Quickie post...
I for whatever reason never posted about actually making up a hall harness for a motor. I commonly build the hall harness in the motor, but I also do it this way too.
I used teflon wire so it can hold up to whatever heat is happening in the motor. I used real SS41F halls bought from Mouser, NOT chinesium halls bought on ebay. Reliability is key here and the chinesium ones may or may not last. Also, getting halls that actually work is sometimes hit and miss. It's better to just buy legit halls from a legit source. I've tested chinese halls, installed them in a motor and a few days later they go bad. GRRR! Yes they cost 1/20 the money, but there is really good reasons for this!
The first thing I did was cut sections of the smallest size heat shrink I had in red, black and yellow. They are about 1/8" shorter than the length of the hall legs. I shrink these sections down and this makes them just about the right size to slide over the hall legs. I now have via color the leg pinouts. Red is +5v, black is ground and yellow is signal. There's no point cutting yellow blue and green heat shrink for the signal leg since I have no idea at this point which hall is which. Also the actual color of the signal wire is irrelevant. They will go into the motor 120 degrees apart and ONLY after you try out the halls with the phases do the three signal colors actually matter in any way.

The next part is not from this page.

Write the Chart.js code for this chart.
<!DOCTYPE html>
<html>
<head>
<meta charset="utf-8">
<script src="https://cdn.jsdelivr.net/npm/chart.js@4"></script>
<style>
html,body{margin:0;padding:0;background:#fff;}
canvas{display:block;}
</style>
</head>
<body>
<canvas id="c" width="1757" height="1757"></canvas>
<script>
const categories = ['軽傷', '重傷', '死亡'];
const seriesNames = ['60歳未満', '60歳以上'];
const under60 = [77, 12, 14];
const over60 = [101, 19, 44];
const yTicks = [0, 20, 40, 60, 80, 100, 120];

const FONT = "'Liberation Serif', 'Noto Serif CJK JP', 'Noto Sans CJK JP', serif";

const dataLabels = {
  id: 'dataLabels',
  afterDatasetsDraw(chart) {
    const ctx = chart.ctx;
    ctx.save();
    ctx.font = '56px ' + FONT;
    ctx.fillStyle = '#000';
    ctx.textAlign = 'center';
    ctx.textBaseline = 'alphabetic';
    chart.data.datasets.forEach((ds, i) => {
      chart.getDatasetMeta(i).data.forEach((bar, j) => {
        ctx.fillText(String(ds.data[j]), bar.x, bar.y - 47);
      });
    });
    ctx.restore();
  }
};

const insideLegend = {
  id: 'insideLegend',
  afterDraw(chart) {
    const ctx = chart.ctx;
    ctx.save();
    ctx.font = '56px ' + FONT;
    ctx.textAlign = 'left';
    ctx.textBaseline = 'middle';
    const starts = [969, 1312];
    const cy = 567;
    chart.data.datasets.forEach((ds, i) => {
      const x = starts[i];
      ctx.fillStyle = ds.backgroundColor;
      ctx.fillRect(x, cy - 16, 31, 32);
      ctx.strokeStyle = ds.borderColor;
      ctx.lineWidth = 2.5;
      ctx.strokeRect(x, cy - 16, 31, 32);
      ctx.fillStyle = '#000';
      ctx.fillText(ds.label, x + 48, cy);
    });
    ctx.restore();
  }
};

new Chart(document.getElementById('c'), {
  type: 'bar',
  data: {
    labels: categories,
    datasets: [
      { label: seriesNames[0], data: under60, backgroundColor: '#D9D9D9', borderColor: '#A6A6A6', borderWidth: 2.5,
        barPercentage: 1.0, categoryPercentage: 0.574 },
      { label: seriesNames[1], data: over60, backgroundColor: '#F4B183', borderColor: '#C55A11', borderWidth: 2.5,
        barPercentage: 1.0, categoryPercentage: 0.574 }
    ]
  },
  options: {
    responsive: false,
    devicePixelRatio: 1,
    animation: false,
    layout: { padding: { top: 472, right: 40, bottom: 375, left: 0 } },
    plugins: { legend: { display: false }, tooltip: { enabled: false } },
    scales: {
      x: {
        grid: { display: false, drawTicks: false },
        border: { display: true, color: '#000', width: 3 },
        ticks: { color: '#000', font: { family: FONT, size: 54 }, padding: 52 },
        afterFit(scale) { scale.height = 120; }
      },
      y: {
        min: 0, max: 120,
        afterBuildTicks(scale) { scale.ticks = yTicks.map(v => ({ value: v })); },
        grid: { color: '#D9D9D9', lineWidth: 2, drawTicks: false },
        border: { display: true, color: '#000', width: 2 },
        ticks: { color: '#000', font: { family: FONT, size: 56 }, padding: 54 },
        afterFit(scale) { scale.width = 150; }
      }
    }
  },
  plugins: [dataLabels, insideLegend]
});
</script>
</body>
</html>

I tinned the ends of the hall legs and the wire ends that will solder to them. This makes solder flow virtually guaranteed between the leg and the wire end. I cut 4 lengths of red and black at about 3" long. These will go to 2 of the 3 halls. The third hall will get red and black soldered to it that are long enough to exit the motor. At 3" from the hall, I strip off a short section of the insulation form these 2 longer wires and solder on the red and black wires from the other 2 halls.
Once all 3 wires are soldered to a hall, I then slide heat shrink over the solder connections and over the heat shrink already on the legs. Chances of a short are virtually impossible. I then use a slightly larger diameter piece of heat shrink over the hall and part way down the legs. This keeps the hall legs from bending and flexing independently so they won't break from vibration in the motor.
All electrical connections get covered in heat shrink.
I didn't show it in this image, but I also color the face of the hall so when installing them I don't put them in backwards. When done all wires are cut to the same length and the 5 ends tinned. I left about 12" of length. This will be more than enough to get the wires out of the motor with lots of extra length too.